John Carney reports in the Wall Street Journal's "Heard on the Street" column:
Fannie Mae isn't the immensely profitable company some of its biggest investors hoped it would be.
Despite a sizable increase in the fees Fannie charges for its mortgage guarantees, the company on Friday reported fourth-quarter net income of $1.3 billion, down 80% from a year earlier. Revenue fell 21% to $5.5 billion...the results severely undercut the argument that a 2012 change to the company's bailout, which allows the government to sweep substantially all of Fannie's profits, amounts to an illegal expropriation. In fact, Fannie's quarterly payout to the Treasury would have been about $1 billion higher under the bailout's original terms. And to date, the internal rate of return to the Treasury on the bailout of Fannie is an unimpressive 5.6%.

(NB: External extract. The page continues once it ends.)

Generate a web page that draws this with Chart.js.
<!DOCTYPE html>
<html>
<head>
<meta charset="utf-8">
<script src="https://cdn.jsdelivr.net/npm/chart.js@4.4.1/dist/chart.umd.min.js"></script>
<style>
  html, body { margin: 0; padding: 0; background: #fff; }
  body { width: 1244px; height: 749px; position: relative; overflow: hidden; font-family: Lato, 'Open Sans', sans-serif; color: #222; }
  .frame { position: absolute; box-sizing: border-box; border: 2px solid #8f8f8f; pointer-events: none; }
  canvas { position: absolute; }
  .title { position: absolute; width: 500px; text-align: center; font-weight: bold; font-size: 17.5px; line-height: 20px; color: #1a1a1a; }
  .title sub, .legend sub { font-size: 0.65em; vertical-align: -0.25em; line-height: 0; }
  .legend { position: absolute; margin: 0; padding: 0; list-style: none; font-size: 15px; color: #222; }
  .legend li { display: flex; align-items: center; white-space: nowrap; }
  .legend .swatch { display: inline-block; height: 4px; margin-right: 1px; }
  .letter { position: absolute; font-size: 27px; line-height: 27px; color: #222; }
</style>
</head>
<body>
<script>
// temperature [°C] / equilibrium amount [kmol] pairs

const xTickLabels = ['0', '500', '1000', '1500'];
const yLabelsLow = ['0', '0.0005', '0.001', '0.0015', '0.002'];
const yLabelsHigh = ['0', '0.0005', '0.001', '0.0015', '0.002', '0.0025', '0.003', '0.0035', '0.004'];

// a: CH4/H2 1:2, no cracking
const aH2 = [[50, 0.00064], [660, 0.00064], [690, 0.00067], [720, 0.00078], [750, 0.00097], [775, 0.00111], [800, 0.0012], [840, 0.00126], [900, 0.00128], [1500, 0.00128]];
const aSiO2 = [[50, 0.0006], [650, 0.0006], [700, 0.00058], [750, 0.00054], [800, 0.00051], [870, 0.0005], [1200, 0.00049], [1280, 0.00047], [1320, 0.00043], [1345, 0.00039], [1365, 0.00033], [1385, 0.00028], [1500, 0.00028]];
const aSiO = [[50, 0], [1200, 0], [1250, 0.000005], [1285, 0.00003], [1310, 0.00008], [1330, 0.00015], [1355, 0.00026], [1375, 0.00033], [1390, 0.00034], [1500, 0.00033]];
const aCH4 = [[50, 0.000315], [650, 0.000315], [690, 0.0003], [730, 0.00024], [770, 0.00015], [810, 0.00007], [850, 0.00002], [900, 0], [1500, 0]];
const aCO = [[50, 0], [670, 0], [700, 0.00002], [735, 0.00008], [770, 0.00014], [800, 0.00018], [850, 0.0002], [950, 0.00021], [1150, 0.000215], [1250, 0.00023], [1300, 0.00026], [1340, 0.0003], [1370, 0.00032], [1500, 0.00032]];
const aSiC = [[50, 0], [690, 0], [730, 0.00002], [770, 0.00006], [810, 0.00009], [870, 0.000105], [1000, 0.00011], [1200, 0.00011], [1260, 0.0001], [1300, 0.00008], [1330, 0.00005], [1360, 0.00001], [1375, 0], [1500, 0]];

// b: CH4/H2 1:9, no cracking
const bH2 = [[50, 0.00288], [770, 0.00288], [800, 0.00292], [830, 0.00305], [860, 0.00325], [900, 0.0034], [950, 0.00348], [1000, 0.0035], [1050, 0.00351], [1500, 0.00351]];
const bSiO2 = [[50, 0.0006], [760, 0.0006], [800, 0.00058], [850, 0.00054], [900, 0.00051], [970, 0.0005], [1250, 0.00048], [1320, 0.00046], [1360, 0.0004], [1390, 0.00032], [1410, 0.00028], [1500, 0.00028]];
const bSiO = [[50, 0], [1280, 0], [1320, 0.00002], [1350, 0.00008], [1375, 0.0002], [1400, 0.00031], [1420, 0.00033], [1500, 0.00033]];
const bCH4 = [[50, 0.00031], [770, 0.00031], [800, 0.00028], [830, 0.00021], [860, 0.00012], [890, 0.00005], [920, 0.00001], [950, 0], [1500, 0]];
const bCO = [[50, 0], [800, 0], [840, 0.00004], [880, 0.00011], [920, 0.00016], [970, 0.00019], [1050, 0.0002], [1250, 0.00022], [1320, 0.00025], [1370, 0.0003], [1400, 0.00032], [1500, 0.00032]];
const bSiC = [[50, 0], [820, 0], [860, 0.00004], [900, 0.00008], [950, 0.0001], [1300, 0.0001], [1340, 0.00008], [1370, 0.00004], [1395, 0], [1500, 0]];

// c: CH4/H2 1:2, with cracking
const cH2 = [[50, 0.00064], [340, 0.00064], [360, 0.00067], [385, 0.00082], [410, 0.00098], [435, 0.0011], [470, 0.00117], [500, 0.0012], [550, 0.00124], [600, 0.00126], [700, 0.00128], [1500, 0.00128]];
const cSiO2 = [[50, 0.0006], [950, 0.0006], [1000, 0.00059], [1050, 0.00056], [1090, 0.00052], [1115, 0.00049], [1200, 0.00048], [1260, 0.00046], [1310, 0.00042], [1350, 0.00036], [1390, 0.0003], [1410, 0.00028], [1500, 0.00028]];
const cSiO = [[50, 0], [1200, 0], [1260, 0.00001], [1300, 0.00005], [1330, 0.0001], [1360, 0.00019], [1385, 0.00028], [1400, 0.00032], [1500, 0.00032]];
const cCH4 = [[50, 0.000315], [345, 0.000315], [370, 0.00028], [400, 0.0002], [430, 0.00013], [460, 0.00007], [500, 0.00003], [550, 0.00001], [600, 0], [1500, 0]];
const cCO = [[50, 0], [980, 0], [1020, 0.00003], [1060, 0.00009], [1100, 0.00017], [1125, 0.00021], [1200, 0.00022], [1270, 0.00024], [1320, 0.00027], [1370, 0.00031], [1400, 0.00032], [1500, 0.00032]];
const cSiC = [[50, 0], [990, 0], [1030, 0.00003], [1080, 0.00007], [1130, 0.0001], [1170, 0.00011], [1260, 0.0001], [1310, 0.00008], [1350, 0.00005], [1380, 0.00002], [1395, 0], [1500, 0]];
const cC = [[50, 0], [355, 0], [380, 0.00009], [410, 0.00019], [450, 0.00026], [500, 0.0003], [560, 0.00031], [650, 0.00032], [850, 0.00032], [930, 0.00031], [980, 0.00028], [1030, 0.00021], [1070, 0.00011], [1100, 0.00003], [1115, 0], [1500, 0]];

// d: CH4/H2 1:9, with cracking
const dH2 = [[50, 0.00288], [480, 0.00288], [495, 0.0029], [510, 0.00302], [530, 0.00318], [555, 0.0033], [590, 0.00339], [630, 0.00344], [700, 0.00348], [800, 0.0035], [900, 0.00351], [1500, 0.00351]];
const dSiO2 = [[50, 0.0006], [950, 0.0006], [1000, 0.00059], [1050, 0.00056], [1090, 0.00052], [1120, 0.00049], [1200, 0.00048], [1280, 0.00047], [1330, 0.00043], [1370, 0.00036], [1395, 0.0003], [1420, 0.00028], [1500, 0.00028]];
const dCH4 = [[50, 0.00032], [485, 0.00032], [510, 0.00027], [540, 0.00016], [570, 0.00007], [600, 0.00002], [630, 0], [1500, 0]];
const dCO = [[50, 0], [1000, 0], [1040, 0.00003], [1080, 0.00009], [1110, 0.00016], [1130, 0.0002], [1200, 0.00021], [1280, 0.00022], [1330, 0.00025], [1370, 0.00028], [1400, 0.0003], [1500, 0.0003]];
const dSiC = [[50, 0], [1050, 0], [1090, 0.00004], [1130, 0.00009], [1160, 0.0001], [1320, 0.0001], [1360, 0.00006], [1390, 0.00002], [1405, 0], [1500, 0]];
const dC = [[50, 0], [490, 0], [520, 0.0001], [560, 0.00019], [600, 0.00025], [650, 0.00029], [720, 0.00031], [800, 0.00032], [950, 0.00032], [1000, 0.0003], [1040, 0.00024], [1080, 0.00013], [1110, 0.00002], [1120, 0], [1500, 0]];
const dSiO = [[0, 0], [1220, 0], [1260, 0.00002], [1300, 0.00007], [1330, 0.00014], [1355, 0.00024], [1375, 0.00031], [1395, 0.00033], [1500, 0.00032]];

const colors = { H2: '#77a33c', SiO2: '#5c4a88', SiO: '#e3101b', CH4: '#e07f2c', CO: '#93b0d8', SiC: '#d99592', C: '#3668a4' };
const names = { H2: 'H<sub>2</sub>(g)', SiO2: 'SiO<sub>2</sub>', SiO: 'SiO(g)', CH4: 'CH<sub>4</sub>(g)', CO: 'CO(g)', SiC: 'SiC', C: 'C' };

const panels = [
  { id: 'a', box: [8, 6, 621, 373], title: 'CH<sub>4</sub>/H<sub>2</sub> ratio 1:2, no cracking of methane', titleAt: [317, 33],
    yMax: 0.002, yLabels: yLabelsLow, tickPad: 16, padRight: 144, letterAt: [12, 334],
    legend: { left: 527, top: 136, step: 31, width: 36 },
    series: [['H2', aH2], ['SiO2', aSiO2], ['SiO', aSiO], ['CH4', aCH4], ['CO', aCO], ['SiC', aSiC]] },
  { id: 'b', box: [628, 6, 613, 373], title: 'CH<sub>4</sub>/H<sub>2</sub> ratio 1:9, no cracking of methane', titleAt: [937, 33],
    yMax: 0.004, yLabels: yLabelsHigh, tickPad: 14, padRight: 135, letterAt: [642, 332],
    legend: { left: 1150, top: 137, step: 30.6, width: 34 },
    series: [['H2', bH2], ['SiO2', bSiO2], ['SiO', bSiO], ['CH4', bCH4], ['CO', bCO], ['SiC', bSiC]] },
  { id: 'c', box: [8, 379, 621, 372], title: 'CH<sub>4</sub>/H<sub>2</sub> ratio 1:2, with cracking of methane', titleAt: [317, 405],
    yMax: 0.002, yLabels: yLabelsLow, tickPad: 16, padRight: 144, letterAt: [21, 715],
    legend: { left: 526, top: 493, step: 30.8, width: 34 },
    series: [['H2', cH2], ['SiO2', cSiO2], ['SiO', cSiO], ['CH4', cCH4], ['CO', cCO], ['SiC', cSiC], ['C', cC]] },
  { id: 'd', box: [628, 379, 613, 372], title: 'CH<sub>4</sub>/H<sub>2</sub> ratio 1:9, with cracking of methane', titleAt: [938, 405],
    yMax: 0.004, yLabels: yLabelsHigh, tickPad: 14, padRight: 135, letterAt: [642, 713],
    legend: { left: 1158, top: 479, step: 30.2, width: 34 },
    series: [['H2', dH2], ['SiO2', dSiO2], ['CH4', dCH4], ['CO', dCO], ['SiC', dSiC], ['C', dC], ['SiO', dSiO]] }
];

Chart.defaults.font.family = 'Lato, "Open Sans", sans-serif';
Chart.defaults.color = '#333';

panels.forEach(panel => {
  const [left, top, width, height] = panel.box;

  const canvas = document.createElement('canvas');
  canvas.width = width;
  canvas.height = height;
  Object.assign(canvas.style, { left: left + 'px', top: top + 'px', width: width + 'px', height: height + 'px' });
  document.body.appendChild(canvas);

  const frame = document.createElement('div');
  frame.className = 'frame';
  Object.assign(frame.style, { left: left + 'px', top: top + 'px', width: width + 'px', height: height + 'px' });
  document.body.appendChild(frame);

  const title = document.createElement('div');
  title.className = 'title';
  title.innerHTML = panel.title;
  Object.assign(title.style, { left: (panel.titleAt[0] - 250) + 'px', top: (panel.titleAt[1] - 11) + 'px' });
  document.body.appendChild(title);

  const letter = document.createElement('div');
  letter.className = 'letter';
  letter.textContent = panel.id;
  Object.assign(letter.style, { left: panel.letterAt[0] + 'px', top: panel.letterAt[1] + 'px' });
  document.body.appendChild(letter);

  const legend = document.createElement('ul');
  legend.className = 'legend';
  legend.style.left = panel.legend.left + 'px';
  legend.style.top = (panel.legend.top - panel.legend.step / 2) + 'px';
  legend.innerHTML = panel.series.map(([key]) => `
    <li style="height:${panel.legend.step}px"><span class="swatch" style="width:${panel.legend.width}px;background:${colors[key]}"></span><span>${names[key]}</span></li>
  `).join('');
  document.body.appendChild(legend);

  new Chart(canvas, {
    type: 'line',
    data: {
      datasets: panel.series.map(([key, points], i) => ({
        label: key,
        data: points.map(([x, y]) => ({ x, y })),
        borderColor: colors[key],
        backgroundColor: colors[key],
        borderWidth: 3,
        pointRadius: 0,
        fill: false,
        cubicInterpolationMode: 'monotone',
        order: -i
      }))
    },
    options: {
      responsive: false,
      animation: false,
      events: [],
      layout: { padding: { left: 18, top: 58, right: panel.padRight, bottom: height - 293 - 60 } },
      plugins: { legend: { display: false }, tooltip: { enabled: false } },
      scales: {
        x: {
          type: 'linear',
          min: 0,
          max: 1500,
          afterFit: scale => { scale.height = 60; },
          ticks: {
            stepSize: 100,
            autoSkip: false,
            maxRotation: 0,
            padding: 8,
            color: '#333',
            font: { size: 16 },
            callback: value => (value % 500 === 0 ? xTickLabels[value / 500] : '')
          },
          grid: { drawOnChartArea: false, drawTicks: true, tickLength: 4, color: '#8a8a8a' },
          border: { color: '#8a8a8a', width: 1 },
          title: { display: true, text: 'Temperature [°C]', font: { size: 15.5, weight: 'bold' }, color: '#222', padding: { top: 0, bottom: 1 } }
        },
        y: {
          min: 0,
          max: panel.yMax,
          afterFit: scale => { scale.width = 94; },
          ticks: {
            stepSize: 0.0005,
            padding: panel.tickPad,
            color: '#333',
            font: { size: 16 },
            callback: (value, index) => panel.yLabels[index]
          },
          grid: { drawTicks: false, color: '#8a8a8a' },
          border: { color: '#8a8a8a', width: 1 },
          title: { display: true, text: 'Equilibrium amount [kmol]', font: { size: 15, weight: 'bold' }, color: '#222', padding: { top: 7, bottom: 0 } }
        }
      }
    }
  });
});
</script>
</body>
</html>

Mr. Carney's always been a mensch to me and in general I am an admirer of his work. But I don't find convincing his claim that that Fannie's lower profits "severely undercut the argument" that Fannie's profits were illegally expropriated by the government from shareholders.
The way I see it, property rights are property rights, totally independent of the future condition of the property. For example, suppose that instead of the government seizing a company and its profits in 2012, it was a carjacker seizing a car. Does it make the carjacking any less of a crime, from the perspective of the car's original owner or from an independent observer's perspective, if in 2014 or 2015 the car breaks down?

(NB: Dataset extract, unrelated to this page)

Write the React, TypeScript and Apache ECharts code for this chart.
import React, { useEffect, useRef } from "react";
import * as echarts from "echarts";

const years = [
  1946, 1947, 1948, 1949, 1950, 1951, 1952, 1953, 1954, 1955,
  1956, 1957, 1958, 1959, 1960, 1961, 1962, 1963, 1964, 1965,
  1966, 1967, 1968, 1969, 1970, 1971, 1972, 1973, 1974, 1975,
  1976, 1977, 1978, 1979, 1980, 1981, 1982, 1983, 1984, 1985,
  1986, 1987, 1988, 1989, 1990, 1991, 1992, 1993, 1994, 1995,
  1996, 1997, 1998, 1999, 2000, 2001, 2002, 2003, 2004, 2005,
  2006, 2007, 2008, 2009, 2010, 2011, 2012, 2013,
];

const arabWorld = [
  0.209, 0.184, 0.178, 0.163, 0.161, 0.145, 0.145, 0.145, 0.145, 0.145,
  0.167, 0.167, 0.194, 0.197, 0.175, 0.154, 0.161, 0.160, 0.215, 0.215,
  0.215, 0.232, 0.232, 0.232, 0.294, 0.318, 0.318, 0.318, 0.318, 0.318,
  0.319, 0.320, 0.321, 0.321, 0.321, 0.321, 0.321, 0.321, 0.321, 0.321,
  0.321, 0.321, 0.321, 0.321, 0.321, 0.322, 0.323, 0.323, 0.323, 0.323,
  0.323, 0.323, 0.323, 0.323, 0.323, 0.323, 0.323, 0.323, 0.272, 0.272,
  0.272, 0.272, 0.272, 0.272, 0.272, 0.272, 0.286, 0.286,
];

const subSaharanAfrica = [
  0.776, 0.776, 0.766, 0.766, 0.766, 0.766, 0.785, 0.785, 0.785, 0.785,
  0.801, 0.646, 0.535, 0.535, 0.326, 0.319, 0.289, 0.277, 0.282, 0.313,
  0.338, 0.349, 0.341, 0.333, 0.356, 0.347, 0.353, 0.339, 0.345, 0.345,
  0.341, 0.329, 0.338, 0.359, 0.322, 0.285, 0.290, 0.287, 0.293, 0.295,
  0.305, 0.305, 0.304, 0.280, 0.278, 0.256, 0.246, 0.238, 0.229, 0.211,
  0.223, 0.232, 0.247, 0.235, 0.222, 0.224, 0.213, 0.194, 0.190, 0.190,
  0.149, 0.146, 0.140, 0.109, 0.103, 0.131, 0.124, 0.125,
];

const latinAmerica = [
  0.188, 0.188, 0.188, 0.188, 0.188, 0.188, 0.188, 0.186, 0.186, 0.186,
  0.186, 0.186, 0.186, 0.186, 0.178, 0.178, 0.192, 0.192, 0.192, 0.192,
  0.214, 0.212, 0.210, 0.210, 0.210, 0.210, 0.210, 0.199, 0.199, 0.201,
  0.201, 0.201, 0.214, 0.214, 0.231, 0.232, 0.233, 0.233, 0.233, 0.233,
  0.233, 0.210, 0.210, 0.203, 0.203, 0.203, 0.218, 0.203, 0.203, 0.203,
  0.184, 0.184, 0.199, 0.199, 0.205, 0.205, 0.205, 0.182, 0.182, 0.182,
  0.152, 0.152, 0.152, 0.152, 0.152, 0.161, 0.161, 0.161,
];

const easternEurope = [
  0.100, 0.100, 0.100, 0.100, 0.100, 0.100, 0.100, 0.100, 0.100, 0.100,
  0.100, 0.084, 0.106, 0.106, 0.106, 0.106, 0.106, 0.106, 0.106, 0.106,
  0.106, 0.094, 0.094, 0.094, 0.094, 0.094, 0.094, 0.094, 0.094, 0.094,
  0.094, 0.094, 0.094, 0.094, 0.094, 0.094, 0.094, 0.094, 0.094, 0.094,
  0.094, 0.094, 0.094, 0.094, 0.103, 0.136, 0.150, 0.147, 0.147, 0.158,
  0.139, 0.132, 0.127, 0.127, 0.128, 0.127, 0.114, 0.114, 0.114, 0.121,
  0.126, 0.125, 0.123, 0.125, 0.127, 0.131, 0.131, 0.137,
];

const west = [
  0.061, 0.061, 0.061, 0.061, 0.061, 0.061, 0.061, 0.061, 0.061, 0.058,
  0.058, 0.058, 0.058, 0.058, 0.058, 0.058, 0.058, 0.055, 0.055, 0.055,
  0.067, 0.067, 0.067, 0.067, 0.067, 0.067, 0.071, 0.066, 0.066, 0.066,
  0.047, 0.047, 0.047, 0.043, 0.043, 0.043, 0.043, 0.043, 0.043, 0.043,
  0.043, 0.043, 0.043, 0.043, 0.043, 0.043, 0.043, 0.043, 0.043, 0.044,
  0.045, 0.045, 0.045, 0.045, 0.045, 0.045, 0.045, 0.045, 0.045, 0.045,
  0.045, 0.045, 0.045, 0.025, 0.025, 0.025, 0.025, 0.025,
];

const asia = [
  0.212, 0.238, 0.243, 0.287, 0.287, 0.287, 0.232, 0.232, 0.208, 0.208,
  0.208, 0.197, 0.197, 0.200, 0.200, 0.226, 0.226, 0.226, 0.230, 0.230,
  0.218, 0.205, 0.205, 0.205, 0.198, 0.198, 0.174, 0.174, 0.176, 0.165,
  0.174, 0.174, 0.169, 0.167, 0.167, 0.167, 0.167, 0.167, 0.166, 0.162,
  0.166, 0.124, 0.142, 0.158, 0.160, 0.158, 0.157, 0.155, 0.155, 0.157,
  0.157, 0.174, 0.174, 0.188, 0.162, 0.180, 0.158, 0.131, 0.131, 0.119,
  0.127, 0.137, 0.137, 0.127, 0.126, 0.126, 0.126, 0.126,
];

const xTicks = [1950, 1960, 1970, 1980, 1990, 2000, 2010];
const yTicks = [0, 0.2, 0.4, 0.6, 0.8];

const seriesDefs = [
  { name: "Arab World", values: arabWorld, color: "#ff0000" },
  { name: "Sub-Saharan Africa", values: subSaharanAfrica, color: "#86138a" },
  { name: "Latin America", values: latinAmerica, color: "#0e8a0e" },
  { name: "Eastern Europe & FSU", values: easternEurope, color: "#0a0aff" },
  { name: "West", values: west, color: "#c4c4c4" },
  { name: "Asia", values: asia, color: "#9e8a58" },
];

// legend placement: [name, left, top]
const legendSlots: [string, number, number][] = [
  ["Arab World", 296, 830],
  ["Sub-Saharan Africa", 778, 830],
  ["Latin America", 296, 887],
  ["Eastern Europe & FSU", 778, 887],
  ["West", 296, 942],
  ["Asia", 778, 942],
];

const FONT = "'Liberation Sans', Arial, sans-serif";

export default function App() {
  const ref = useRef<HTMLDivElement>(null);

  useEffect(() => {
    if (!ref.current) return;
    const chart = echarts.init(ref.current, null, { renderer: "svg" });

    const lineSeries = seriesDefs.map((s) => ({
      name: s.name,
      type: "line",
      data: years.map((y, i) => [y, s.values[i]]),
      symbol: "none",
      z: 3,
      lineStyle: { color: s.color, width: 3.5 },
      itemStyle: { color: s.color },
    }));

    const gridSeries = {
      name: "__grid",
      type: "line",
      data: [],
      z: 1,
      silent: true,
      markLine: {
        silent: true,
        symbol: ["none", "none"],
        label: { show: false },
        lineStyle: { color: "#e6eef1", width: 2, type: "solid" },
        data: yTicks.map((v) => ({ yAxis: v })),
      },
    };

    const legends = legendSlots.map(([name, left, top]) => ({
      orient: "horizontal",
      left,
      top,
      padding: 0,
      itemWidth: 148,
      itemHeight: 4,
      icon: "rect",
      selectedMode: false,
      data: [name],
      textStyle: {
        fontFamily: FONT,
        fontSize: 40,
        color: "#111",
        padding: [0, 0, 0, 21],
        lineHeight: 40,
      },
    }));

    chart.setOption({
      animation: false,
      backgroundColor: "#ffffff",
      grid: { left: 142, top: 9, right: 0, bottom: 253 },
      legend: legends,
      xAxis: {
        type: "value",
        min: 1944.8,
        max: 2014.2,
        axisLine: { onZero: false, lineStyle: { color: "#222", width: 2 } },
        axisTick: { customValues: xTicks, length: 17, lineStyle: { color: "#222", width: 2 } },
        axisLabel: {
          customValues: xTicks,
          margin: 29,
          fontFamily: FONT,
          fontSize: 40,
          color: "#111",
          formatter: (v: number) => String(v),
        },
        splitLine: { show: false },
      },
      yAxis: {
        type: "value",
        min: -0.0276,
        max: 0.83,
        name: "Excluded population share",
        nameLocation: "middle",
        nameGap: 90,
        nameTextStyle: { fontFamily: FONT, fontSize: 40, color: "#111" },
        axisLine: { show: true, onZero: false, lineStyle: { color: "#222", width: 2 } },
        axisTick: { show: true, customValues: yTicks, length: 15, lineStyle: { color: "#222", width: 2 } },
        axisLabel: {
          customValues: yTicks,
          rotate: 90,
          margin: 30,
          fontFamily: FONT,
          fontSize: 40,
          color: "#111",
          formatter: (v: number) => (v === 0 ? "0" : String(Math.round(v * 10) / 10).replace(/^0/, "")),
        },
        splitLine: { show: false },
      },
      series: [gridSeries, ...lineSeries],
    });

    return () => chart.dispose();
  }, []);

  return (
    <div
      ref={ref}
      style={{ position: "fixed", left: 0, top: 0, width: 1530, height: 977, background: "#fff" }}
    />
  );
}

If the government takes a business away from its owners, it doesn't make it any less bad if the government earned an "unimpressive 5.6%" on the investment. This is the same government, after all, that is paying buyers of U.S. Treasury bonds an even less impressive zero percent coupon.
To me, the fact that a business is earning $1.3 billion a quarter doesn't undercut the argument that the government was wrong to take it away from its owners, let alone "severely" undercut it. If the Wall Street Journal doesn't grasp that, let's see how it would react if the government decided to take the newspaper's profits away from Rupert Murdoch and other shareholders and seize them for the taxpayers. It would be an affront against property rights even if the Wall Street Journal's revenues were to decline in coming years, and even though the Journal yields profits of far less than $1.3 billion a quarter.
Am I missing something?
Update: Mr. Carney responds in the comments section here. I love how the Internet allows this quick kind of back-and-forth.